最近、米国で16歳の高校生が自殺し、生成AIとの対話が影響したとして、両親が訴訟を起こしたというニュースがありました。映画「ターミネーター」や「マトリックス」の世界の足音が聞こえるようです。
見ず知らずの人のSNS上の言葉を真に受けることも、ましてや人間ではないAIの言葉を根拠に行動することも、私の理解の範疇にないと思っていました。しかしあらためて考えてみると、これまでも本や新聞、テレビの情報を基に判断してきました。そうした情報の発信者に名前や顔があるからといって、友人でも親戚でもない人の情報を信じてきたわけですから、大差はないとも言えます。結局のところ、自分自身の実体験以外の情報を信じるという点では、似たり寄ったりなのかもしれません。

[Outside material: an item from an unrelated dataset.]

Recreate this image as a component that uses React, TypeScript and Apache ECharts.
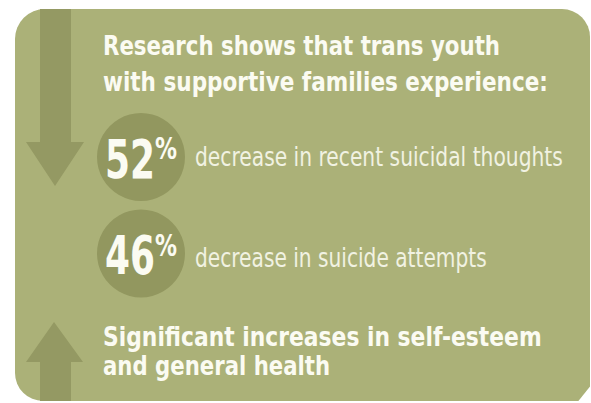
import React, { useEffect, useRef } from "react";
import * as echarts from "echarts";

// ---- data ----
const headline: string[] = ["Research shows that trans youth", "with supportive families experience:"];
const statValues: number[] = [52, 46];
const statUnit = "%";
const statLabels: string[] = ["decrease in recent suicidal thoughts", "decrease in suicide attempts"];
const footer: string[] = ["Significant increases in self-esteem", "and general health"];

const FONT = '"Liberation Sans Narrow","DejaVu Sans Condensed","Arial Narrow",sans-serif';
const PANEL = "#abb178";
const DARK = "#92975f";
const ARROW = "#949963";
const TEXT = "#fbfbf2";
const TEXT2 = "#f1f2e2";

let ctx: CanvasRenderingContext2D | null = null;
function measure(text: string, size: number, weight: string) {
  if (!ctx) ctx = document.createElement("canvas").getContext("2d");
  if (!ctx) return 1;
  ctx.font = `${weight} ${size}px ${FONT}`;
  return ctx.measureText(text).width || 1;
}

function txt(text: string, x: number, y: number, size: number, weight: string, width: number, fill: string) {
  const w = measure(text, size, weight);
  return {
    type: "text",
    x,
    y,
    scaleX: width / w,
    silent: true,
    style: {
      text,
      x: 0,
      y: 0,
      fill,
      fontSize: size,
      fontWeight: weight,
      fontFamily: FONT,
      align: "left",
      verticalAlign: "middle",
    },
  };
}

export default function App() {
  const ref = useRef<HTMLDivElement>(null);
  useEffect(() => {
    if (!ref.current) return;
    const chart = echarts.init(ref.current, undefined, { renderer: "svg" });

    const headY = [46, 82.5];
    const headW = [397, 445];
    const statY = [157, 253.5];
    const labelW = [368, 292];
    const footY = [337.5, 366.5];
    const footW = [439, 227];

    const elements: any[] = [
      { type: "rect", shape: { x: 0, y: 0, width: 591, height: 403 }, style: { fill: "#ffffff" }, silent: true },
      { type: "rect", shape: { x: 15, y: 9, width: 575, height: 392, r: [30, 28, 0, 28] }, style: { fill: PANEL }, silent: true },
      // down arrow
      {
        type: "polygon",
        shape: { points: [[40, 9], [71, 9], [71, 142], [84, 142], [55, 186], [26, 142], [40, 142]] },
        style: { fill: ARROW },
        silent: true,
      },
      // up arrow
      {
        type: "polygon",
        shape: { points: [[40, 401], [40, 362], [26, 362], [54, 322], [83, 362], [71, 362], [71, 401]] },
        style: { fill: ARROW },
        silent: true,
      },
      // bottom-right cut
      { type: "polygon", shape: { points: [[576, 404], [592, 384], [592, 404]] }, style: { fill: "#ffffff" }, silent: true },
    ];

    headline.forEach((t, i) => elements.push(txt(t, 103, headY[i], 26, "bold", headW[i], TEXT)));

    statValues.forEach((v, i) => {
      const cy = statY[i];
      elements.push({ type: "circle", shape: { cx: 141, cy, r: 44 }, style: { fill: DARK }, silent: true });
      elements.push(txt(String(v), 105, cy + 2, 54, "bold", 50, TEXT));
      elements.push(txt(statUnit, 155, cy - 8, 30, "bold", 22, TEXT));
      elements.push(txt(statLabels[i], 195, cy + (i === 0 ? 0 : 4), 26, "normal", labelW[i], TEXT2));
    });

    footer.forEach((t, i) => elements.push(txt(t, 103, footY[i], 26, "bold", footW[i], TEXT)));

    chart.setOption({ animation: false, graphic: { elements } });
    return () => chart.dispose();
  }, []);
  return <div ref={ref} style={{ position: "fixed", left: 0, top: 0, width: 591, height: 403, background: "#fff" }} />;
}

われわれが物を買ったりサービスを導入する際、最初は提供側の情報を信じざるを得ません。提供側の多くは、優位性ばかりを主張し、場合によっては競合品の欠点を謳ったりもします。そう考えるとやはり「複数の知人による評価を情報として集める」あるいは、「複数の類似品を自ら試してみる」といった方法がより良い手段だと言えるでしょう。
歯科技工所のオーナーとしての立場では、複数の器材や手法を内部で試すことができる規模を持つことは有利に働きます。また、歯科医師の先生方に技工製品やその他の製品を提供する立場としては、可能な限り多様な手法や製品を試していただける環境を提供すべきと考えています。現在は、インターネットを通じて膨大な情報が得られる時代となり、展示会や研修会、学会などの場に足を運ぶことを消極的にさせていますが、やはり費用や時間をかけてでも実体験することは重要です。
私も社長職を降りてから、極端に「出不精」になっていますが、それで「デブ症」にならないように、これからは意識して外出しないと……。